[Record excerpts start]

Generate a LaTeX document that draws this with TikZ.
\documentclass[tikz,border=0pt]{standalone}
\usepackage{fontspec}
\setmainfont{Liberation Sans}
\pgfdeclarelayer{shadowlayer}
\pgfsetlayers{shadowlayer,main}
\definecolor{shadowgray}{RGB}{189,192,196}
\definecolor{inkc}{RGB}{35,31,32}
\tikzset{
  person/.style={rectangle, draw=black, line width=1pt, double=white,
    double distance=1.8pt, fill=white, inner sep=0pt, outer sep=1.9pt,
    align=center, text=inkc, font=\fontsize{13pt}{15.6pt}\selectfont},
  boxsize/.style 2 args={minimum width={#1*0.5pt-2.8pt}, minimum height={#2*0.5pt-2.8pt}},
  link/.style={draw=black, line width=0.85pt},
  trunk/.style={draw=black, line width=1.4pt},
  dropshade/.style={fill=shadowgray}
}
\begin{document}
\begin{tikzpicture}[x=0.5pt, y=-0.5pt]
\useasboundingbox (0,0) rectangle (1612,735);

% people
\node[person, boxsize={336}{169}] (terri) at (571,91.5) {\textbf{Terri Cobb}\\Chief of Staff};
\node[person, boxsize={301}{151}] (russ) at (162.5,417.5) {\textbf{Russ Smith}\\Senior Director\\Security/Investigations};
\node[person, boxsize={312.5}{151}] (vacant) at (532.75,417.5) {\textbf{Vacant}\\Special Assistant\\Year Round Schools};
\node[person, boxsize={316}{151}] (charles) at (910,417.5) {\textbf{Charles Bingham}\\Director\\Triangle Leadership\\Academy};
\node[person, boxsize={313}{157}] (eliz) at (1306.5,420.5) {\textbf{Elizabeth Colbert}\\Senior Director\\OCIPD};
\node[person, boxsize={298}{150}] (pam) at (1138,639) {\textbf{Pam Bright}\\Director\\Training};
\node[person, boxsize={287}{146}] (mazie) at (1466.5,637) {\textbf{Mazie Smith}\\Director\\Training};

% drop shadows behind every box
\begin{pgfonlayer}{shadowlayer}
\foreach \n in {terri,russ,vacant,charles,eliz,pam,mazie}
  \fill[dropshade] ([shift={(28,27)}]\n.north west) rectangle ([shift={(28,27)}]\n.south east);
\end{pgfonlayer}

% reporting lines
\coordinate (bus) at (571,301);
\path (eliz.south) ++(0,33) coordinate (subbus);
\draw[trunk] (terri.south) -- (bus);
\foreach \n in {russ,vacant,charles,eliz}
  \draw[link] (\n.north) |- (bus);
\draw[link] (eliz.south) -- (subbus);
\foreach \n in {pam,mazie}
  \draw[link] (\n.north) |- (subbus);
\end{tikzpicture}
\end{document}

[Record excerpts end]
[Record excerpts start]

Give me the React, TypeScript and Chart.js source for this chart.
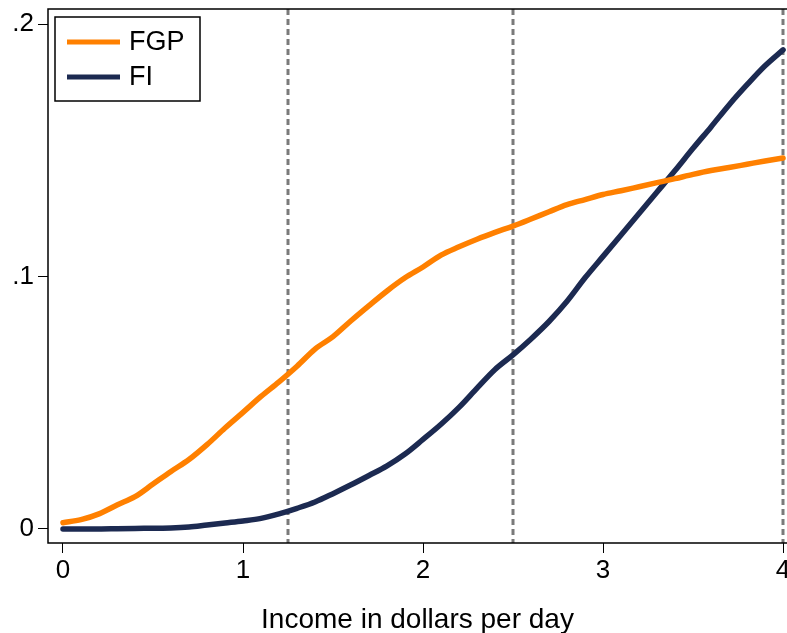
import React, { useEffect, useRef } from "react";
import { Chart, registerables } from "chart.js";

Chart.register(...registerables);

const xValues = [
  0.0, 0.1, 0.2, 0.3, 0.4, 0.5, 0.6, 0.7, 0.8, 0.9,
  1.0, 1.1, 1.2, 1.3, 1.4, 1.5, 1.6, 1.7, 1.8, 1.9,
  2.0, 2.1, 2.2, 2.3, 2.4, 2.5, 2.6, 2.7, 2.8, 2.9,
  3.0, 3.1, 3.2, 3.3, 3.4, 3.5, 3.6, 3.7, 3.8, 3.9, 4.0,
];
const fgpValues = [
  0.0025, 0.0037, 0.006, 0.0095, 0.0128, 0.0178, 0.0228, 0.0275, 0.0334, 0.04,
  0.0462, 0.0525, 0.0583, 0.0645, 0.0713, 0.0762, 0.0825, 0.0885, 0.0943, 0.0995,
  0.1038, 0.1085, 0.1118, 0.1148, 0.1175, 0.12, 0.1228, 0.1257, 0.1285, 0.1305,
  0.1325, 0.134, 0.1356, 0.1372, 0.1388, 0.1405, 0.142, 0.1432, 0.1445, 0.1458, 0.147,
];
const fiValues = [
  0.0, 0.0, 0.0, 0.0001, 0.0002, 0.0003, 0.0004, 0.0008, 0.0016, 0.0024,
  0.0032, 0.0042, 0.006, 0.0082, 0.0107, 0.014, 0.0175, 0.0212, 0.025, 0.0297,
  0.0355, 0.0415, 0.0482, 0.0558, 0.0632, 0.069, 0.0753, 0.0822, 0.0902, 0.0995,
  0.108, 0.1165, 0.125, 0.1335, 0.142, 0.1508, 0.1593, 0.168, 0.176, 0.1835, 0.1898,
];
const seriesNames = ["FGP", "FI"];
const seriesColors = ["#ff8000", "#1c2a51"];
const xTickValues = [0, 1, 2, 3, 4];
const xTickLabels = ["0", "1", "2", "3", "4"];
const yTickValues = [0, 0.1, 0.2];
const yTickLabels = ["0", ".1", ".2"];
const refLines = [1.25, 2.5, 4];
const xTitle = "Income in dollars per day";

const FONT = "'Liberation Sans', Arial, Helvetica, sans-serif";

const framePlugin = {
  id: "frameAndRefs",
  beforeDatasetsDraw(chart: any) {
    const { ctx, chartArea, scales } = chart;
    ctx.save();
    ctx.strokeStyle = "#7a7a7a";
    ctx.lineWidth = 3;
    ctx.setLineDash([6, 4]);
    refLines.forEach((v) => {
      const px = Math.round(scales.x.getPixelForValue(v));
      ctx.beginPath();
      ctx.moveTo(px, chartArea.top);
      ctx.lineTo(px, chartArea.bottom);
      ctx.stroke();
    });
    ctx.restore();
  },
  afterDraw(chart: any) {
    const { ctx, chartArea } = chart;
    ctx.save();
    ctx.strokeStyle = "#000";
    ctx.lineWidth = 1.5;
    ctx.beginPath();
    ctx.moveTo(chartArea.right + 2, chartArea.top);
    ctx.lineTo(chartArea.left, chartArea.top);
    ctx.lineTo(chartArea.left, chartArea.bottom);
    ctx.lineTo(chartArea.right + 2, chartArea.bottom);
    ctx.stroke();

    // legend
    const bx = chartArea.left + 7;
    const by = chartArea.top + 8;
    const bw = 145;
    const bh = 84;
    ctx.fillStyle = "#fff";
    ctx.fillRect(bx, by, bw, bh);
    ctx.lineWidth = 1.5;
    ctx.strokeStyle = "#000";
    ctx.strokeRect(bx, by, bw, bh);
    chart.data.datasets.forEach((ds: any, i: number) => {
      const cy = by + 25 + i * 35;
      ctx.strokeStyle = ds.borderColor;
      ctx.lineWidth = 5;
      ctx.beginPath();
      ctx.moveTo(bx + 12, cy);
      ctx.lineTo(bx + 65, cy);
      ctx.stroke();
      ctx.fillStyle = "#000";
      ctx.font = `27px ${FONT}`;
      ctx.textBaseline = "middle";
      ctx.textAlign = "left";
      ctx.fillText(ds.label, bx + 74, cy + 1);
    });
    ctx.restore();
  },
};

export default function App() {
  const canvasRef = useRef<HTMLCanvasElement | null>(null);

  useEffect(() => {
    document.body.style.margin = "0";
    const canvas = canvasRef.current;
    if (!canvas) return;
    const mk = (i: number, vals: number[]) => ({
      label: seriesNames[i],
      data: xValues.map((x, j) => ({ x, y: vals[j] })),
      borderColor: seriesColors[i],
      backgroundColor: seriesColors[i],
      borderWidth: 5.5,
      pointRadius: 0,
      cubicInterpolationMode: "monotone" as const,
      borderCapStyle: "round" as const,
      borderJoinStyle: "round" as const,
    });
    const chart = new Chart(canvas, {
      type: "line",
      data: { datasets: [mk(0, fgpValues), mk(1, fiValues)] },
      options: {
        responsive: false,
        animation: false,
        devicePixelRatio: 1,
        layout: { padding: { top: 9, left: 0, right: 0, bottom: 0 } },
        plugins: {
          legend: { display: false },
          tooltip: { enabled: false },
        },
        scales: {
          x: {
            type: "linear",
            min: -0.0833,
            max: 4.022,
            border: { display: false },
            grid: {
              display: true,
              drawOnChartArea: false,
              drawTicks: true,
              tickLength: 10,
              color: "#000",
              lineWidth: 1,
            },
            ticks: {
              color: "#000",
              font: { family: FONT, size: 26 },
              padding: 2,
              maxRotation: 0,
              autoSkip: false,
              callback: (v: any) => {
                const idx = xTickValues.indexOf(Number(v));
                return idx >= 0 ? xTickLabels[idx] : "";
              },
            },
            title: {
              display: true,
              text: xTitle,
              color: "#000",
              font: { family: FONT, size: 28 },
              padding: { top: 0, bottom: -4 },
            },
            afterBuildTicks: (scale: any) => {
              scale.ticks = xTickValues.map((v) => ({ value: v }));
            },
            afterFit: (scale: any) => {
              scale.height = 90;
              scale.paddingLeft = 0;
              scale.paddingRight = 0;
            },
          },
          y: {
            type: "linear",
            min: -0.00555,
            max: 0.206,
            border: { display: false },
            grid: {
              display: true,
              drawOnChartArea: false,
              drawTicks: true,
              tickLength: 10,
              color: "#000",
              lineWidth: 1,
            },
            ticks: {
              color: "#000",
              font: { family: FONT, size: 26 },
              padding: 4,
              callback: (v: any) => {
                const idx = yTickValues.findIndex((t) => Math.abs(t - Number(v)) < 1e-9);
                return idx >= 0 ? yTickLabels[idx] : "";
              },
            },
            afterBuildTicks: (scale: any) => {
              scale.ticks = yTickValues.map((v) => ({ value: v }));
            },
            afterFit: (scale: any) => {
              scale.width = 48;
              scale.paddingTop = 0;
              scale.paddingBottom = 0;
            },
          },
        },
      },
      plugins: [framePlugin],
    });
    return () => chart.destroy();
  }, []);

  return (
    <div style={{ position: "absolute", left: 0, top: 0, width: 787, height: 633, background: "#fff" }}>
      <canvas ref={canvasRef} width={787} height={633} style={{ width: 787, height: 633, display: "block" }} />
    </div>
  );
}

[Record excerpts end]
[Record excerpts start]

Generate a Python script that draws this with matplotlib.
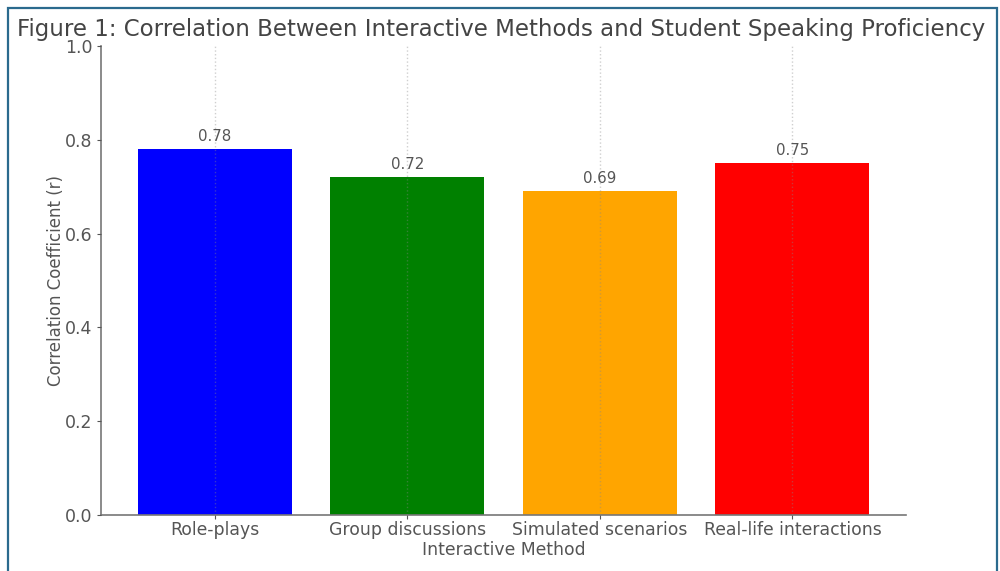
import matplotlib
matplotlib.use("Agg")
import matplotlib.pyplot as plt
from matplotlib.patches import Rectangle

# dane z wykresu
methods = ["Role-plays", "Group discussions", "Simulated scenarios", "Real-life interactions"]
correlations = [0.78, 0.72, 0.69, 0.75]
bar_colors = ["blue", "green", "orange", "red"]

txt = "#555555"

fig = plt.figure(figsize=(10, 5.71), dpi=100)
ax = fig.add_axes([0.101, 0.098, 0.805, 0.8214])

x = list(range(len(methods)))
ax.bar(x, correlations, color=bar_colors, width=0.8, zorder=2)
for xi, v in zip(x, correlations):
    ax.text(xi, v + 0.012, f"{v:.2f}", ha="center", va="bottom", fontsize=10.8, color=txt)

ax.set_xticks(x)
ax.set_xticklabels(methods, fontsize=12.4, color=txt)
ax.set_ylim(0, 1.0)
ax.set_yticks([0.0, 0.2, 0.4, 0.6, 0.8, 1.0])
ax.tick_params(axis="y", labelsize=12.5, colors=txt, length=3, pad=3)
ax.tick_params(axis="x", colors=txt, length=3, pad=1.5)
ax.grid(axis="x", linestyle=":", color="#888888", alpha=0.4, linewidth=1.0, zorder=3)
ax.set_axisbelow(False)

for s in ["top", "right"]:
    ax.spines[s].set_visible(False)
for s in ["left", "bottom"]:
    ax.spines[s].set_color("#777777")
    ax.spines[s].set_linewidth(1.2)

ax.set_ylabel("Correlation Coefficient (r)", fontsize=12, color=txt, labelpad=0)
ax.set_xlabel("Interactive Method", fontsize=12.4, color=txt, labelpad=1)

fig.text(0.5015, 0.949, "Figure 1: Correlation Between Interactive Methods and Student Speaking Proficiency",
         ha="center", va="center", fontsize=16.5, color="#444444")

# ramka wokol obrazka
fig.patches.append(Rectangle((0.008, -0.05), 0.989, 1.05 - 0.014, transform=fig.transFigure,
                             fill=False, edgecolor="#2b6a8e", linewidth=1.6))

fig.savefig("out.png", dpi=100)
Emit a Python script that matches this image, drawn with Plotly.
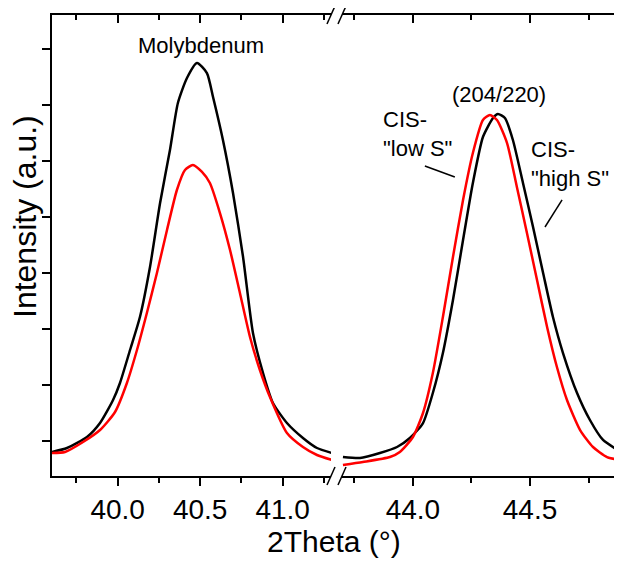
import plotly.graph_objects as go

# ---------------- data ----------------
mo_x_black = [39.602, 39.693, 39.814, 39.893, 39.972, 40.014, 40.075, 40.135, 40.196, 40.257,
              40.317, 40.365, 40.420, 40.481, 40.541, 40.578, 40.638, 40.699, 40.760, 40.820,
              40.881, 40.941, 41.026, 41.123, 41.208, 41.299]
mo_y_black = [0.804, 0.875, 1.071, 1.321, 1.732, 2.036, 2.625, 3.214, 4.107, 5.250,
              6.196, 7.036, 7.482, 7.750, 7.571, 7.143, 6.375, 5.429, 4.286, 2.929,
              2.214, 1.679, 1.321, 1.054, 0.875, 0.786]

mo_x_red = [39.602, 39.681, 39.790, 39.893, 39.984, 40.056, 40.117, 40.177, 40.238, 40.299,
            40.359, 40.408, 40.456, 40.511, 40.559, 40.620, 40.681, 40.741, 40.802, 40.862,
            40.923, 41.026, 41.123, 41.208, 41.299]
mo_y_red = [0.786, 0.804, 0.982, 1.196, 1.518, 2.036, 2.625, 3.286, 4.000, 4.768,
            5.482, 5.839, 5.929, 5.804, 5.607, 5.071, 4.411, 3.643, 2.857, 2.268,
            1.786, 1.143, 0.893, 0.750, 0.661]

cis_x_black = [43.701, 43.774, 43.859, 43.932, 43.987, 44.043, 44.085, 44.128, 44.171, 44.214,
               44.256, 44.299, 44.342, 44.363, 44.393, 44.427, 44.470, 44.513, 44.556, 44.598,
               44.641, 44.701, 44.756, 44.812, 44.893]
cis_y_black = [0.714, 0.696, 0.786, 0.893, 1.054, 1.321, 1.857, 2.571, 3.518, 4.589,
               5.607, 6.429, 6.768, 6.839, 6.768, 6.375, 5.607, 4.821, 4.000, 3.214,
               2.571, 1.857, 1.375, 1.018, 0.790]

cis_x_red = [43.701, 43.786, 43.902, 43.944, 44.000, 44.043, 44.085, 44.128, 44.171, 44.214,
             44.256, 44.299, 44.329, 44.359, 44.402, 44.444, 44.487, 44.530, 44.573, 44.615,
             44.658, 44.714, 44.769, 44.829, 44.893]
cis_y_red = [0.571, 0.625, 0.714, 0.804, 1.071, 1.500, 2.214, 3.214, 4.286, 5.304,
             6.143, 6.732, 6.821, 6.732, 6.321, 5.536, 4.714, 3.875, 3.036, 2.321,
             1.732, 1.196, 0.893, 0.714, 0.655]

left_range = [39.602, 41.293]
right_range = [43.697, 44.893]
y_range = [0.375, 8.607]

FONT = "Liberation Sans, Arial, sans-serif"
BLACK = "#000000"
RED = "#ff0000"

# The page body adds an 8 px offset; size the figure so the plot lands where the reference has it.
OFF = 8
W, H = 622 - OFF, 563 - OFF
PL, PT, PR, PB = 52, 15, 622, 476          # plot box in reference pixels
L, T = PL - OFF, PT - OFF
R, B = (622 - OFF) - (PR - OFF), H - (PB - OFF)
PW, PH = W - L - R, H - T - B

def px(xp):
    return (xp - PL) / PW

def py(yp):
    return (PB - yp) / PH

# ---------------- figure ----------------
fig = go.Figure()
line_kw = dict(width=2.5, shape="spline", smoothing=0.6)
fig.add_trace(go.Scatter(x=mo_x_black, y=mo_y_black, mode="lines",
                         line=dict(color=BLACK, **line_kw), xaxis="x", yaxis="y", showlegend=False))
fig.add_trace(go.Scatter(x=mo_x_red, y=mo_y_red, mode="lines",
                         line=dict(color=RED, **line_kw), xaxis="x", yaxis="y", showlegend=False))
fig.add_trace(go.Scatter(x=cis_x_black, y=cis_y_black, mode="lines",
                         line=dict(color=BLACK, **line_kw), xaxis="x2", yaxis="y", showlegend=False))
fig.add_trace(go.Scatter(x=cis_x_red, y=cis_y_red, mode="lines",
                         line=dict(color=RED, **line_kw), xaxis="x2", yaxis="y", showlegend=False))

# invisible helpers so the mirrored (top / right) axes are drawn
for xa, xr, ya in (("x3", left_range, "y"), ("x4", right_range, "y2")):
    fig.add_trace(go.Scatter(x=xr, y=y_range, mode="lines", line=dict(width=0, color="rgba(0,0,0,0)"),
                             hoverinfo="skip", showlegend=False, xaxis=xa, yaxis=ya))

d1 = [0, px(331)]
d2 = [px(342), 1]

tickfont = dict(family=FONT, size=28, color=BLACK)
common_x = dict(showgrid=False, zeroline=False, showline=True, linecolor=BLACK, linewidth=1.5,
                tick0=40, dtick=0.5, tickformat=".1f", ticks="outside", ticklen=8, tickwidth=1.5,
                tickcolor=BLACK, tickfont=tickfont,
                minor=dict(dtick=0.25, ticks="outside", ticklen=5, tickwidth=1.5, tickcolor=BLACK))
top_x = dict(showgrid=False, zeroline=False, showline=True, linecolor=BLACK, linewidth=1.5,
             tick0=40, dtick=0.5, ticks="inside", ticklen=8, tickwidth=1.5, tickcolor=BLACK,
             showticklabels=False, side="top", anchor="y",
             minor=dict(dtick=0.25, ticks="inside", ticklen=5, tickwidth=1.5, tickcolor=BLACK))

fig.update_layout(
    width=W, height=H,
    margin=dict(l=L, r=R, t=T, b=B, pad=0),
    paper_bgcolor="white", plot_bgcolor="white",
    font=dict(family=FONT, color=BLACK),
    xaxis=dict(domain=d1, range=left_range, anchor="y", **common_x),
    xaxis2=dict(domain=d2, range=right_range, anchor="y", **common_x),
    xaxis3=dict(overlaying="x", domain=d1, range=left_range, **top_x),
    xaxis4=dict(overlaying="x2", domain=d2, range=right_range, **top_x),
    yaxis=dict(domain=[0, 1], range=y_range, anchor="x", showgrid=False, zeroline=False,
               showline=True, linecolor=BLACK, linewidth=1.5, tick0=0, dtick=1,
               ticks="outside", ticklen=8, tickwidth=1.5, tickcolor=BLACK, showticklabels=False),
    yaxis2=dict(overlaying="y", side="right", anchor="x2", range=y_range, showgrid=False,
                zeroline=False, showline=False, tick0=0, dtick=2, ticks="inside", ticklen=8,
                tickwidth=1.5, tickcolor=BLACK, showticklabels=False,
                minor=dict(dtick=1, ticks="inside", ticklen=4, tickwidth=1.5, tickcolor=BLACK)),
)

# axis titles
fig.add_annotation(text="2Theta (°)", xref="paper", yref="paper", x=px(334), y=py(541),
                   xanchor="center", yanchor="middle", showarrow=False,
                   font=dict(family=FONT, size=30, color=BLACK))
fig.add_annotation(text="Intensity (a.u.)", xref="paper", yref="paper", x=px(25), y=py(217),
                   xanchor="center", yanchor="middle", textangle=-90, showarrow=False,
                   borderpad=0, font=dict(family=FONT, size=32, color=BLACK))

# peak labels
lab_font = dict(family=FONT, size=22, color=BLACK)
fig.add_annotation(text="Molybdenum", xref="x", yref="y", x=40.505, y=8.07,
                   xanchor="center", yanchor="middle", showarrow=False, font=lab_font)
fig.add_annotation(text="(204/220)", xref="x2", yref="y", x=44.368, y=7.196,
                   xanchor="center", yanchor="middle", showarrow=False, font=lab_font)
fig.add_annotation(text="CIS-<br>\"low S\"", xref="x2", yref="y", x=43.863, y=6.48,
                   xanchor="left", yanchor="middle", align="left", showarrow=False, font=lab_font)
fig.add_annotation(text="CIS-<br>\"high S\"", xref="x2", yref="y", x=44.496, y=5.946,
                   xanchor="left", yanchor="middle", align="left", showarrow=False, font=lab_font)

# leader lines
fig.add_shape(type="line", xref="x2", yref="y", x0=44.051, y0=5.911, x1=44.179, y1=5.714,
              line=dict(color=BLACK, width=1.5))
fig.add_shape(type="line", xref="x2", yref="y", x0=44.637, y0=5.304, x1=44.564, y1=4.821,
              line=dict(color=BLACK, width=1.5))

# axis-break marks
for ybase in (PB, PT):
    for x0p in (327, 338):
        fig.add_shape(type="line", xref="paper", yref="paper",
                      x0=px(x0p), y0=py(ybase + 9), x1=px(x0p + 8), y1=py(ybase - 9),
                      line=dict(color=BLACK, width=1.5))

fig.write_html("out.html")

[Record excerpts end]

=== Given request ===
Pictures stay out: repeat exactly only the lines from the one with "Generate a Python" through the one with "ax = fig.add_axes([0.101, 0.098, 0.805, 0.8214])".

=== Result of this exercise ===
Generate a Python script that draws this with matplotlib.
import matplotlib
matplotlib.use("Agg")
import matplotlib.pyplot as plt
from matplotlib.patches import Rectangle

# dane z wykresu
methods = ["Role-plays", "Group discussions", "Simulated scenarios", "Real-life interactions"]
correlations = [0.78, 0.72, 0.69, 0.75]
bar_colors = ["blue", "green", "orange", "red"]

txt = "#555555"

fig = plt.figure(figsize=(10, 5.71), dpi=100)
ax = fig.add_axes([0.101, 0.098, 0.805, 0.8214])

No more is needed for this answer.